Even if you’re not on the SOX radar, you can still benefit from initiating your own version of the security requirements of SOX. A lot of SOX regulations make good security sense that can protect your company regardless of its SOX status.
- Determine who’s in charge of security. Even a small company can designate a “chief security officer” — perhaps the most tech-savvy senior manager — who will be responsible for reports and recommendations to be shared with management, investors, employees, consultants, and contractors.
- Create policies for the full scope of security. Policy statements and guidelines should influence the way you conduct your everyday business. Consider these questions as you develop your very own security policy:
- Do our security policies, such as business conduct guidelines for Web usage, apply to everyone in our supply chain?
- Do policies extend to contractors, suppliers, customers, and business partners?
- Are all parties connecting into our network conforming to the same security policies?

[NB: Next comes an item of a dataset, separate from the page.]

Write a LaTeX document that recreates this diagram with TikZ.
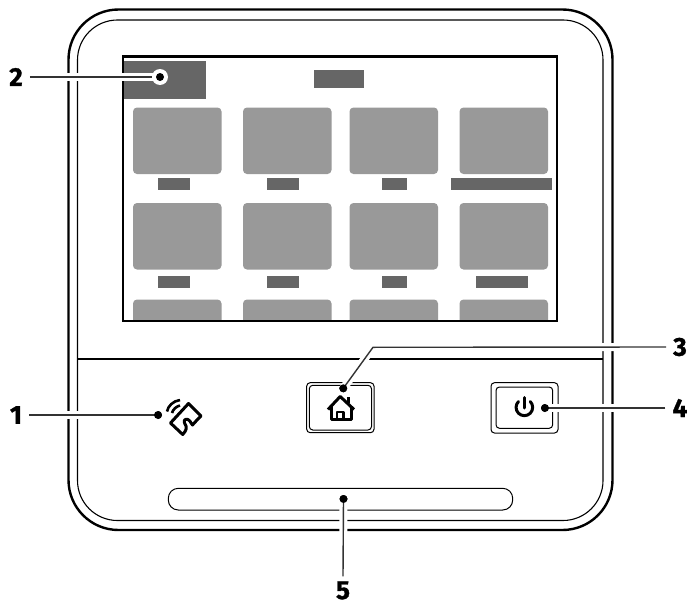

- Will a natural disaster affect our security and IT assets? Take the time to write out a few worst-case scenarios and the response your IT manager should take. If you live in California, for example, build IT security into your earthquake plan. Make plans to have this available to the next person in charge if you’re away when disaster strikes.
- Be prepared for the unseen costs of a security breach. Discuss with your lawyer how damages to your company from a security breach can show up as a restatement. Some recompensable damages include:
- Loss of electrical power
- Cost of rebooting critical locations
- Cost of labor to handle damage from blended malicious attacks
- Integrate Internet security with physical security. Include the chief security officer visibility in your company’s overall security planning. In the event of a physical security threat, such as a fire or impending flood, make sure the person responsible for the building understands the requirements of the IT manager.
- Don’t wait until you see a security problem. External consultants can help with Internet security planning and perform both internal audits to redefine cyber-security objectives. It’s hard to imagine, but many companies don’t even know they’ve had a security breach until long after they’ve been attacked.
- Raise security awareness through education, publicity, and training. Use pre-existing internal channels to increase preparedness, compliance, and overall education. Create an email alias that goes to a response team focused on business continuity in the event of a major security incident.
- Prioritize your company’s IT assets and protect them. Scrutinize the essential business services that are critical to the company and the IT resources that support them. Areas will include electrical power, telecommunications, banking, transactions, and communications mobility.
- What are the company’s core services?
- Are they adequately protected?
- Are they adequately secured in a legally compliant way?
- Work with legal counsel to address compliance and liability issues. Threats to an enterprise’s security are changing so quickly that it’s a challenge to stay secure and stay legally compliant. Go the extra mile and build in hardened layers of security at every connection edge of the IT network, especially if you are a small business that someday hopes to work with larger, publicly traded corporations.